§ **Aim of the exercise**: Reproduce the material below line by line, beginning with its first line and ending with the line that contains "1160, 1200, 1240]"; leave out pictures.

::::::::::

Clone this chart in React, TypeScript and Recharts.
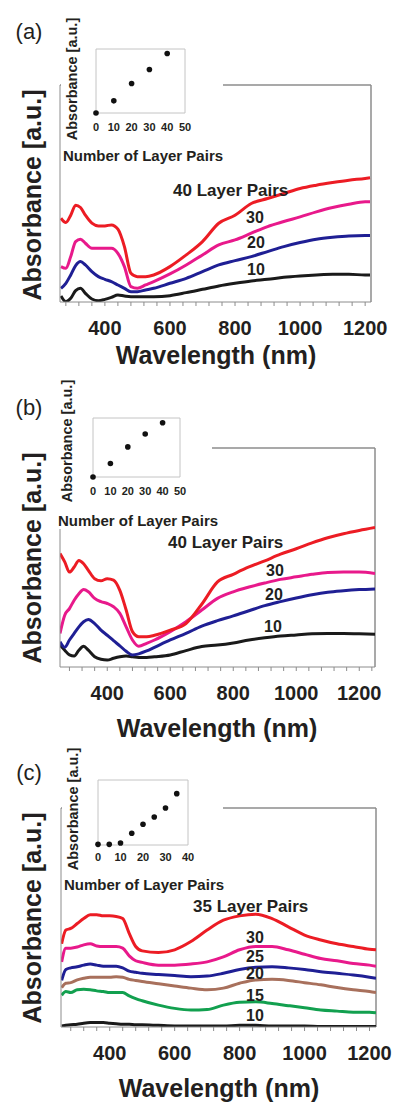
import {
  LineChart,
  Line,
  XAxis,
  YAxis,
  ReferenceLine,
  ReferenceArea,
  ScatterChart,
  Scatter,
} from "recharts"

const FONT = '"Liberation Sans", Arial, Helvetica, sans-serif'
const INK = "#231f20"
const AXIS = "#8c8c8c"

const RED = "#ec1c24"
const PINK = "#e8198b"
const BLUE = "#1f1f94"
const BLACK = "#1a1a1a"
const BROWN = "#a8705c"
const GREEN = "#12a04f"

// shared wavelength ticks (minor every 40 nm, labels every 200 nm)
const xTicks = [280, 320, 360, 400, 440, 480, 520, 560, 600, 640, 680, 720, 760, 800, 840, 880, 920, 960, 1000, 1040, 1080, 1120, 1160, 1200, 1240]

// ---- panel (a)
const wavelengthsA = [265, 280, 295, 310, 325, 340, 360, 380, 400, 420, 440, 460, 480, 500, 525, 550, 600, 650, 700, 750, 800, 850, 900, 950, 1000, 1050, 1100, 1150, 1200, 1215]
const a40 = [2.51, 2.38, 2.6, 2.9, 2.83, 2.6, 2.36, 2.28, 2.28, 2.31, 2.18, 1.66, 0.86, 0.76, 0.76, 0.81, 1.06, 1.41, 1.81, 2.36, 2.6, 2.95, 3.1, 3.25, 3.4, 3.5, 3.58, 3.65, 3.7, 3.72]
const a30 = [1.06, 1.01, 1.36, 1.81, 1.88, 1.76, 1.61, 1.61, 1.61, 1.61, 1.46, 1.06, 0.46, 0.41, 0.51, 0.61, 0.84, 1.11, 1.41, 1.71, 1.86, 2.06, 2.26, 2.41, 2.55, 2.7, 2.83, 2.93, 3.0, 3.0]
const a20 = [0.41, 0.56, 0.81, 1.09, 1.21, 1.11, 0.91, 0.76, 0.68, 0.61, 0.51, 0.41, 0.31, 0.31, 0.36, 0.41, 0.56, 0.71, 0.91, 1.11, 1.24, 1.36, 1.51, 1.66, 1.78, 1.88, 1.94, 1.98, 1.99, 1.99]
const a10 = [0.18, 0.01, 0.11, 0.34, 0.41, 0.26, 0.09, 0.04, 0.08, 0.14, 0.21, 0.18, 0.16, 0.16, 0.16, 0.16, 0.19, 0.28, 0.38, 0.48, 0.56, 0.63, 0.68, 0.74, 0.78, 0.81, 0.83, 0.83, 0.81, 0.81]
const insetPairsA = [0, 10, 20, 30, 40]
const insetAbsA = [0, 0.19, 0.46, 0.68, 0.93]

// ---- panel (b)
const wavelengthsB = [250, 265, 280, 295, 310, 325, 340, 360, 380, 400, 420, 440, 460, 480, 500, 525, 550, 600, 650, 700, 750, 800, 850, 900, 950, 1000, 1050, 1100, 1150, 1200, 1250]
const b40 = [3.11, 2.88, 2.6, 2.74, 2.92, 2.83, 2.65, 2.42, 2.36, 2.42, 2.38, 2.1, 1.56, 0.97, 0.83, 0.83, 0.87, 1.01, 1.19, 1.72, 2.33, 2.54, 2.74, 2.91, 3.09, 3.24, 3.4, 3.54, 3.65, 3.74, 3.82]
const b30 = [0.92, 1.42, 1.6, 1.83, 2.01, 2.12, 2.06, 1.88, 1.79, 1.74, 1.65, 1.47, 1.1, 0.74, 0.57, 0.65, 0.74, 0.97, 1.24, 1.56, 1.88, 2.06, 2.19, 2.3, 2.4, 2.47, 2.54, 2.59, 2.6, 2.6, 2.56]
const b20 = [0.69, 0.54, 0.74, 0.92, 1.1, 1.24, 1.3, 1.19, 1.01, 0.87, 0.72, 0.58, 0.43, 0.33, 0.36, 0.44, 0.54, 0.74, 0.92, 1.12, 1.27, 1.4, 1.54, 1.68, 1.79, 1.89, 1.98, 2.05, 2.09, 2.12, 2.14]
const b10 = [0.6, 0.46, 0.33, 0.3, 0.46, 0.57, 0.46, 0.28, 0.21, 0.19, 0.24, 0.28, 0.3, 0.28, 0.26, 0.26, 0.28, 0.33, 0.45, 0.56, 0.6, 0.66, 0.74, 0.8, 0.85, 0.88, 0.91, 0.92, 0.92, 0.91, 0.9]
const insetPairsB = [0, 10, 20, 30, 40]
const insetAbsB = [0, 0.23, 0.51, 0.73, 0.92]

// ---- panel (c)
const wavelengthsC = [252, 265, 280, 300, 320, 340, 360, 380, 400, 420, 440, 460, 480, 500, 550, 600, 650, 700, 750, 800, 850, 900, 950, 1000, 1050, 1100, 1150, 1200, 1220]
const c35 = [1.52, 1.77, 1.8, 1.89, 1.98, 2.05, 2.05, 2.03, 2.03, 2.02, 1.98, 1.71, 1.47, 1.39, 1.36, 1.41, 1.56, 1.77, 1.95, 2.03, 2.06, 1.98, 1.83, 1.68, 1.59, 1.52, 1.47, 1.42, 1.41]
const c30 = [1.19, 1.44, 1.44, 1.46, 1.5, 1.52, 1.48, 1.47, 1.47, 1.47, 1.44, 1.3, 1.21, 1.18, 1.13, 1.13, 1.15, 1.19, 1.28, 1.41, 1.47, 1.47, 1.41, 1.33, 1.25, 1.21, 1.16, 1.13, 1.11]
const c25 = [0.85, 1.05, 1.08, 1.1, 1.13, 1.15, 1.13, 1.11, 1.11, 1.11, 1.08, 1.02, 1.0, 0.98, 0.96, 0.94, 0.92, 0.93, 0.98, 1.05, 1.09, 1.1, 1.08, 1.05, 1.01, 0.98, 0.95, 0.91, 0.89]
const c20 = [0.72, 0.8, 0.81, 0.86, 0.89, 0.91, 0.91, 0.91, 0.91, 0.92, 0.91, 0.87, 0.85, 0.83, 0.79, 0.75, 0.71, 0.68, 0.71, 0.8, 0.86, 0.87, 0.85, 0.81, 0.77, 0.72, 0.68, 0.65, 0.63]
const c15 = [0.58, 0.65, 0.63, 0.68, 0.69, 0.68, 0.66, 0.65, 0.63, 0.63, 0.63, 0.57, 0.52, 0.48, 0.4, 0.34, 0.31, 0.32, 0.4, 0.45, 0.46, 0.43, 0.39, 0.35, 0.31, 0.29, 0.27, 0.27, 0.26]
const c10 = [0.02, 0.03, 0.04, 0.05, 0.07, 0.08, 0.08, 0.08, 0.07, 0.06, 0.05, 0.05, 0.04, 0.04, 0.03, 0.02, 0.02, 0.02, 0.02, 0.03, 0.03, 0.02, 0.02, 0.02, 0.01, 0.01, 0.01, 0.01, 0.01]
const insetPairsC = [0, 5, 10, 15, 20, 25, 30, 35]
const insetAbsC = [0.01, 0.01, 0.03, 0.18, 0.32, 0.43, 0.57, 0.79]

type Series = { key: string; values: number[]; color: string }
type Box = { left: number; top: number; right: number; bottom: number }

function MainChart(props: {
  plot: Box
  xDomain: [number, number]
  yMax: number
  yTicks: number[]
  wavelengths: number[]
  series: Series[]
}) {
  const { plot, xDomain, yMax, yTicks, wavelengths, series } = props
  const rows = wavelengths.map((wl, i) => {
    const row: Record<string, number> = { wl }
    series.forEach((s) => (row[s.key] = s.values[i]))
    return row
  })
  const padTop = 10
  const axisW = 10
  const axisH = 30
  const padBottom = 20
  const width = 396
  const height = padTop + (plot.bottom - plot.top) + axisH + padBottom
  const ticks = xTicks.filter((t) => t >= xDomain[0] && t <= xDomain[1])
  return (
    <div style={{ position: "absolute", left: 0, top: plot.top - padTop }}>
      <LineChart
        width={width}
        height={height}
        data={rows}
        margin={{ top: padTop, right: width - plot.right, bottom: padBottom, left: plot.left - axisW }}
      >
        <XAxis
          dataKey="wl"
          type="number"
          domain={xDomain}
          allowDataOverflow
          ticks={ticks}
          interval={0}
          height={axisH}
          tickSize={4}
          tickMargin={15}
          stroke={AXIS}
          tick={{ fill: INK, fontSize: 20, fontWeight: 700, fontFamily: FONT }}
          tickFormatter={(v: number) => (v % 200 === 0 ? String(v) : "")}
        />
        <YAxis
          type="number"
          domain={[0, yMax]}
          allowDataOverflow
          ticks={yTicks}
          interval={0}
          width={axisW}
          tick={false}
          tickSize={4}
          stroke={AXIS}
        />
        <ReferenceLine y={yMax} stroke={AXIS} strokeWidth={1.5} />
        <ReferenceLine x={xDomain[1]} stroke={AXIS} strokeWidth={1.5} />
        {series.map((s) => (
          <Line
            key={s.key}
            type="monotone"
            dataKey={s.key}
            stroke={s.color}
            strokeWidth={3}
            dot={false}
            isAnimationActive={false}
          />
        ))}
      </LineChart>
    </div>
  )
}

function Inset(props: { box: Box; xMax: number; ticks: number[]; pairs: number[]; values: number[]; gap: number }) {
  const { box, xMax, ticks, pairs, values, gap } = props
  const pad = 10
  const axisH = 24
  const data = pairs.map((n, i) => ({ n, a: values[i] }))
  return (
    <div style={{ position: "absolute", left: box.left - pad, top: box.top - pad }}>
      <ScatterChart
        width={box.right - box.left + 2 * pad}
        height={box.bottom - box.top + pad + axisH}
        margin={{ top: pad, right: pad, bottom: 0, left: pad }}
      >
        <XAxis
          type="number"
          dataKey="n"
          domain={[0, xMax]}
          ticks={ticks}
          interval={0}
          height={axisH}
          axisLine={false}
          tickLine={false}
          tickSize={0}
          tickMargin={gap}
          tick={{ fill: INK, fontSize: 11, fontWeight: 700, fontFamily: FONT }}
        />
        <YAxis type="number" dataKey="a" domain={[0, 1]} hide />
        <ReferenceArea x1={0} x2={xMax} y1={0} y2={1} stroke="#c4c4c4" fill="#ffffff" fillOpacity={0} />
        <Scatter
          data={data}
          fill="#111111"
          isAnimationActive={false}
          shape={(p: any) => <circle cx={p.cx} cy={p.cy} r={2.8} fill="#111111" />}
        />
      </ScatterChart>
    </div>
  )
}

function Txt(props: { x: number; y: number; size: number; text: string; bold?: boolean; left?: boolean; rotate?: boolean }) {
  const { x, y, size, text, bold = true, left = false, rotate = false } = props
  const shift = left ? "translate(0, -50%)" : "translate(-50%, -50%)"
  return (
    <div
      style={{
        position: "absolute",
        left: x,
        top: y,
        transform: shift + (rotate ? " rotate(-90deg)" : ""),
        fontSize: size,
        fontWeight: bold ? 700 : 400,
        fontFamily: FONT,
        color: INK,
        whiteSpace: "nowrap",
        lineHeight: 1,
      }}
    >
      {text}
    </div>
  )
}

function Cover(props: { x: number; y: number; w: number; h: number }) {
  return (
    <div style={{ position: "absolute", left: props.x, top: props.y, width: props.w, height: props.h, background: "#fff" }} />
  )
}

export default function App() {
  return (
    <div style={{ position: "absolute", left: 0, top: 0, width: 396, height: 1102, background: "#fff", overflow: "hidden" }}>
      {/* (a) */}
      <MainChart
        plot={{ left: 60, top: 85, right: 371, bottom: 302 }}
        xDomain={[262, 1218]}
        yMax={6.5}
        yTicks={[0, 1, 2, 3, 4, 5, 6]}
        wavelengths={wavelengthsA}
        series={[
          { key: "p10", values: a10, color: BLACK },
          { key: "p20", values: a20, color: BLUE },
          { key: "p30", values: a30, color: PINK },
          { key: "p40", values: a40, color: RED },
        ]}
      />
      <Cover x={61} y={40} w={162} h={56} />
      <Inset box={{ left: 96, top: 49, right: 185, bottom: 113 }} xMax={50} ticks={[0, 10, 20, 30, 40, 50]} pairs={insetPairsA} values={insetAbsA} gap={10} />
      <Txt x={29} y={32} size={22} bold={false} text="(a)" />
      <Txt x={32} y={195} size={25} rotate text="Absorbance [a.u.]" />
      <Txt x={216} y={355} size={25} text="Wavelength (nm)" />
      <Txt x={72} y={79} size={14.5} rotate text="Absorbance [a.u.]" />
      <Txt x={63} y={155} size={15} left text="Number of Layer Pairs" />
      <Txt x={173} y={190} size={17} left text="40 Layer Pairs" />
      <Txt x={255} y={218} size={16} text="30" />
      <Txt x={256} y={243} size={16} text="20" />
      <Txt x={256} y={270} size={16} text="10" />

      {/* (b) */}
      <MainChart
        plot={{ left: 60, top: 448, right: 375, bottom: 667 }}
        xDomain={[250, 1250]}
        yMax={6}
        yTicks={[0, 1, 2, 3, 4, 5, 6]}
        wavelengths={wavelengthsB}
        series={[
          { key: "p10", values: b10, color: BLACK },
          { key: "p20", values: b20, color: BLUE },
          { key: "p30", values: b30, color: PINK },
          { key: "p40", values: b40, color: RED },
        ]}
      />
      <Cover x={50} y={380} w={162} h={149} />
      <Inset box={{ left: 93, top: 418, right: 180, bottom: 477 }} xMax={50} ticks={[0, 10, 20, 30, 40, 50]} pairs={insetPairsB} values={insetAbsB} gap={10} />
      <Txt x={29} y={408} size={22} bold={false} text="(b)" />
      <Txt x={32} y={558} size={25} rotate text="Absorbance [a.u.]" />
      <Txt x={217} y={728} size={25} text="Wavelength (nm)" />
      <Txt x={67} y={441} size={14.5} rotate text="Absorbance [a.u.]" />
      <Txt x={58} y={520} size={15} left text="Number of Layer Pairs" />
      <Txt x={168} y={542} size={17} left text="40 Layer Pairs" />
      <Txt x={275} y={571} size={16} text="30" />
      <Txt x={274} y={595} size={16} text="20" />
      <Txt x={273} y={627} size={16} text="10" />

      {/* (c) */}
      <MainChart
        plot={{ left: 61, top: 808, right: 376, bottom: 1027 }}
        xDomain={[250, 1220]}
        yMax={4}
        yTicks={[0, 1, 2, 3, 4]}
        wavelengths={wavelengthsC}
        series={[
          { key: "p10", values: c10, color: BLACK },
          { key: "p15", values: c15, color: GREEN },
          { key: "p20", values: c20, color: BROWN },
          { key: "p25", values: c25, color: BLUE },
          { key: "p30", values: c30, color: PINK },
          { key: "p35", values: c35, color: RED },
        ]}
      />
      <Cover x={62} y={770} w={161} h={50} />
      <Inset box={{ left: 98, top: 780, right: 188, bottom: 845 }} xMax={40} ticks={[0, 10, 20, 30, 40]} pairs={insetPairsC} values={insetAbsC} gap={8} />
      <Txt x={29} y={773} size={22} bold={false} text="(c)" />
      <Txt x={32} y={918} size={25} rotate text="Absorbance [a.u.]" />
      <Txt x={219} y={1088} size={25} text="Wavelength (nm)" />
      <Txt x={73} y={809} size={14.5} rotate text="Absorbance [a.u.]" />
      <Txt x={64} y={884} size={15} left text="Number of Layer Pairs" />
      <Txt x={193} y={906} size={17} left text="35 Layer Pairs" />
      <Txt x={255} y={938} size={16} text="30" />
      <Txt x={255} y={957} size={16} text="25" />
      <Txt x={255} y={974} size={16} text="20" />
      <Txt x={255} y={996} size={16} text="15" />
      <Txt x={255} y={1016} size={16} text="10" />
    </div>
  )
}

::::::::::

§ **Completed task**:
Clone this chart in React, TypeScript and Recharts.
import {
  LineChart,
  Line,
  XAxis,
  YAxis,
  ReferenceLine,
  ReferenceArea,
  ScatterChart,
  Scatter,
} from "recharts"

const FONT = '"Liberation Sans", Arial, Helvetica, sans-serif'
const INK = "#231f20"
const AXIS = "#8c8c8c"

const RED = "#ec1c24"
const PINK = "#e8198b"
const BLUE = "#1f1f94"
const BLACK = "#1a1a1a"
const BROWN = "#a8705c"
const GREEN = "#12a04f"

// shared wavelength ticks (minor every 40 nm, labels every 200 nm)
const xTicks = [280, 320, 360, 400, 440, 480, 520, 560, 600, 640, 680, 720, 760, 800, 840, 880, 920, 960, 1000, 1040, 1080, 1120, 1160, 1200, 1240]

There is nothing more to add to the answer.